All too often these days I attend seminars, briefings and demos for developers where I hear presenters apologising for being too technical before they get back to a bit more drag-and-drop coding. Now I'm not a developer, I'm a lowly software reporter truth be told, but something seems wrong here.

Shouldn't software engineering rely on an individual appreciation of every component part before we start playing with automated solutions?

If software development were classical music, this would be like buying a drum machine instead of using a percussion section.

IMAGE DESCRIPTION'

Free Image: Wikipedia Commons

The reason for my analogy is late on last night, the US west coast IT news wires pumped out a details of Parasoft's new Concerto 4.0 software development management platform. This magnum opus is loaded with pre-configured system and process templates for use in common industry markets and/or to help comply to industry standards.

But why so much control? This sounds stifling doesn't it? It is to "ensure compliance to the management’s expectations of application quality" of course. Oh yuk - it's not sounding like music to my ears yet.

Cacophonic calamity or harmonious happiness?

While I still have misgivings about the pre-packaged nature of the product, I do see the need for so-called "cookie cutter" templating if software is destined for use in a mission critical environment, like the plane I am traveling in for instance!

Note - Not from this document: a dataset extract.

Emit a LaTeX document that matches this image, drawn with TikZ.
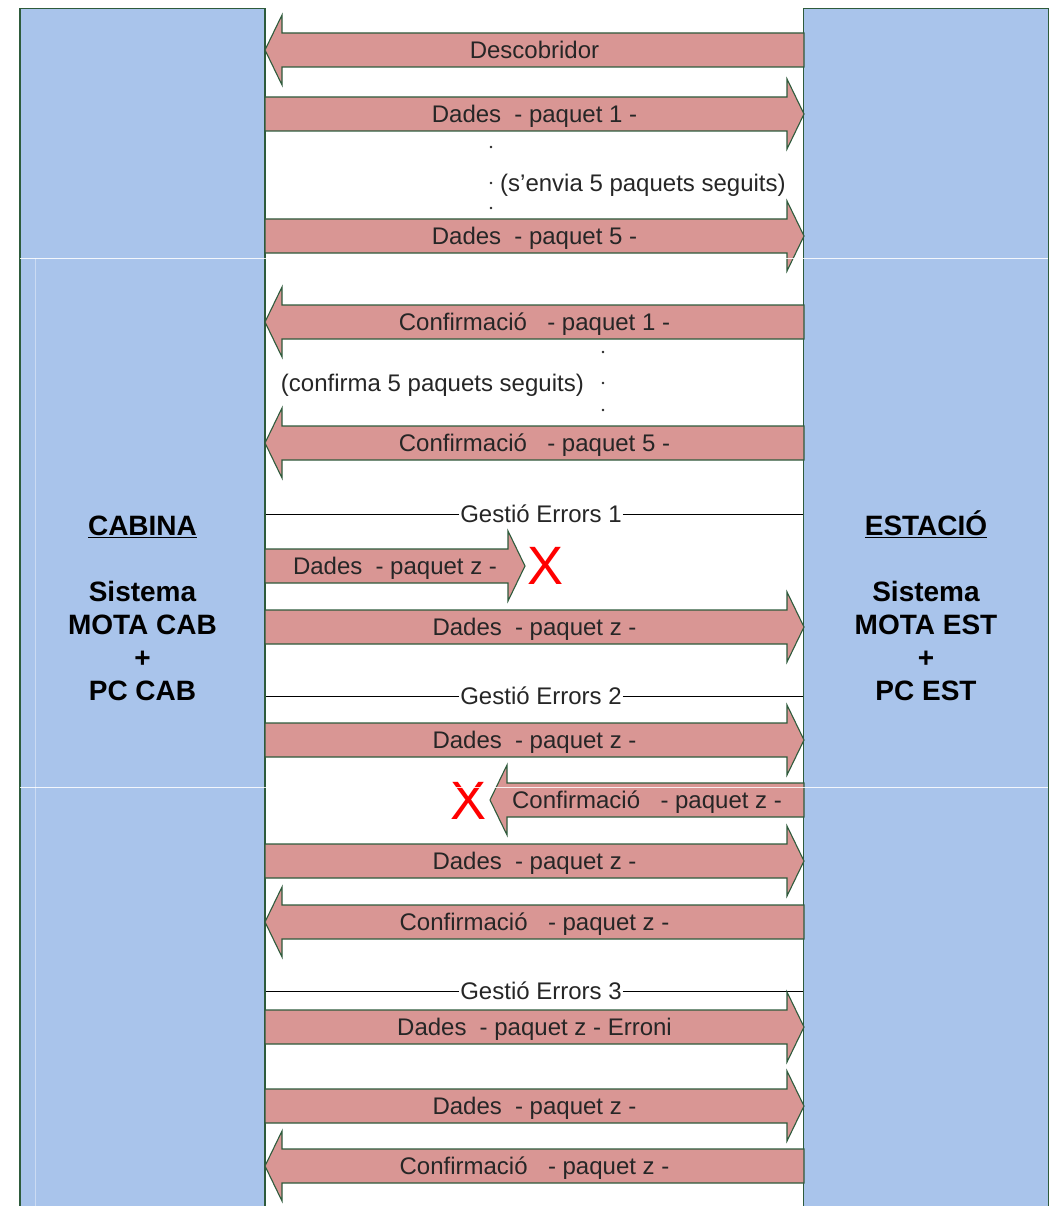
\documentclass[tikz,border=0pt]{standalone}
\usepackage{fontspec}
\setmainfont{Liberation Sans}

\definecolor{colblue}{HTML}{A9C4EB}
\definecolor{msgred}{HTML}{D99694}
\definecolor{edgegreen}{HTML}{2E5B3C}
\definecolor{inkgray}{HTML}{262626}

\tikzset{
  column/.style={draw=edgegreen, line width=1.3pt, fill=colblue, minimum width=245pt, inner sep=0pt},
  collabel/.style={align=center, font=\fontsize{28}{33}\selectfont\bfseries, text=black},
  msgarrow/.style={fill=msgred, draw=edgegreen, line width=1.1pt},
  msgtext/.style={text=inkgray, inner sep=0pt, text height=17pt, text depth=0pt, font=\fontsize{24}{28}\selectfont},
  gestlabel/.style={fill=white, text=inkgray, inner sep=1pt, text height=17pt, text depth=0pt, font=\fontsize{24}{28}\selectfont},
  gestline/.style={draw=black, line width=0.9pt},
  cross/.style={text=red, inner sep=0pt, text height=39pt, text depth=0pt, font=\fontsize{54}{54}\selectfont},
  notetext/.style={text=inkgray, inner sep=0pt, text height=17pt, text depth=0pt, font=\fontsize{24}{28}\selectfont}
}

\begin{document}
\begin{tikzpicture}[x=1pt, y=-1pt, line join=miter]
  \useasboundingbox (0,0) rectangle (1050,1206);
  \def\msgright#1#2#3#4#5{
    \begin{scope}[shift={(0,#2)}]
      \filldraw[msgarrow] (#3,-17) -- (#4-17,-17) -- (#4-17,-35) -- (#4,0) -- (#4-17,35) -- (#4-17,17) -- (#3,17) -- cycle;
      \node[msgtext] (#1) at ({(#3+#4)/2},0) {#5};
    \end{scope}
  }
  \def\msgleft#1#2#3#4#5{
    \begin{scope}[shift={(0,#2)}]
      \filldraw[msgarrow] (#4,-17) -- (#3+17,-17) -- (#3+17,-35) -- (#3,0) -- (#3+17,35) -- (#3+17,17) -- (#4,17) -- cycle;
      \node[msgtext] (#1) at ({(#3+#4)/2},0) {#5};
    \end{scope}
  }

  % the two systems
  \node[column, minimum height=1210pt, anchor=north] (cab) at (142.5,8) {};
  \node[column, minimum height=1210pt, anchor=north] (est) at (926,8) {};
  \node[collabel] (cablbl) at (142.5,608) {\underline{CABINA}\\[33pt] Sistema\\ MOTA CAB\\ +\\ PC CAB};
  \node[collabel] (estlbl) at (926,605.5) {\underline{ESTACIÓ}\\[33pt] Sistema\\ MOTA EST\\ +\\ PC EST};

  % discovery and 5 data packets
  \msgleft{m1}{50}{265}{804}{Descobridor}
  \msgright{m2}{114}{265}{804}{Dades\hspace{0.55em}- paquet 1 -}
  \foreach \yy in {147,183,208} \fill[inkgray] (491,\yy) circle (1.3pt);
  \node[notetext, anchor=west] (n1) at (500,183) {(s’envia 5 paquets seguits)};
  \msgright{m3}{236}{265}{804}{Dades\hspace{0.55em}- paquet 5 -}

  % confirmations
  \msgleft{m4}{322}{265}{804}{Confirmació\hspace{0.85em}- paquet 1 -}
  \foreach \yy in {352,383,410} \fill[inkgray] (603,\yy) circle (1.3pt);
  \node[notetext, anchor=east] (n2) at (584,383) {(confirma 5 paquets seguits)};
  \msgleft{m5}{443}{265}{804}{Confirmació\hspace{0.85em}- paquet 5 -}

  % error case 1
  \node[gestlabel] (g1) at (541,514) {Gestió Errors 1};
  \draw[gestline] (g1.west) -- (g1.west -| cab.east);
  \draw[gestline] (g1.east) -- (g1.east -| est.west);
  \msgright{m6}{566}{265}{525}{Dades\hspace{0.55em}- paquet z -}
  \node[cross] (x1) at (546,565) {X};
  \msgright{m7}{627}{265}{804}{Dades\hspace{0.55em}- paquet z -}

  % error case 2
  \node[gestlabel] (g2) at (541,696) {Gestió Errors 2};
  \draw[gestline] (g2.west) -- (g2.west -| cab.east);
  \draw[gestline] (g2.east) -- (g2.east -| est.west);
  \msgright{m8}{740}{265}{804}{Dades\hspace{0.55em}- paquet z -}
  \msgleft{m9}{800}{490}{804}{Confirmació\hspace{0.85em}- paquet z -}
  \node[cross] (x2) at (469,800) {X};
  \msgright{m10}{861}{265}{804}{Dades\hspace{0.55em}- paquet z -}
  \msgleft{m11}{922}{265}{804}{Confirmació\hspace{0.85em}- paquet z -}

  % error case 3
  \node[gestlabel] (g3) at (541,991) {Gestió Errors 3};
  \draw[gestline] (g3.west) -- (g3.west -| cab.east);
  \draw[gestline] (g3.east) -- (g3.east -| est.west);
  \msgright{m12}{1027}{265}{804}{Dades\hspace{0.55em}- paquet z - Erroni}
  \msgright{m13}{1106}{265}{804}{Dades\hspace{0.55em}- paquet z -}
  \msgleft{m14}{1166}{265}{804}{Confirmació\hspace{0.85em}- paquet z -}

  % page breaks of the original
  \draw[white, line width=0.8pt, opacity=0.85] (20,258) -- (1048,258);
  \draw[white, line width=0.8pt, opacity=0.85] (20,787) -- (1048,787);
  \draw[white, line width=0.6pt, opacity=0.4] (35,258) -- (35,1206);
\end{tikzpicture}
\end{document}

So yes, Concerto 4.0 does offers templates for medical device programming, safety critical environments and compliance with the US FDA (that's the food and drug administration to you and me) general principles of software validation. Parasoft does not say whether its platform is suitable for our European medical and food related needs, but we'll let that slide for now on the basis that they have an office in swanky Croydon, so we'll assume it all translates.

I'm mostly out of classical music analogies now, but I am impressed with the product name i.e. Concerto. Ah but a concerto is delivered in three parts (yes I had to look that up!) so I think they should have played on that and talked about software foundations (bass drums), core functionality (string section) and special extras like support for Agile and Extreme programming (for me this is the bloke with the triangle or the big gong at the end) – y'know?

And Concerto 4.0 does support Agile, Scrum & Extreme Programming, so I think they missed a trick there.

So here's the company blurb and link for your delectation, "Parasoft Concerto is a complete agile development and agile management tool that seamlessly integrates into any development environment and toolset. It integrates project & task management with Automated Defect Prevention and end-to-end QA testing. This simplifies the process of rapidly and continuously delivering high-quality software."

So OK this product has a place for to fulfill a certain need and perhaps should not be thought of as suitable for every software development environment and for every type of programmer at every skill level. But when you get that whole Silicon Valley news feed thrown in your face there's not too much evenhandedness – I hope I have provided perhaps five percent of balance in response.

As for me, I can't stand classical except Prokoviev's Peter & The Wolf, which I was given as a child. Perhaps we should all go back to kindergarten eh?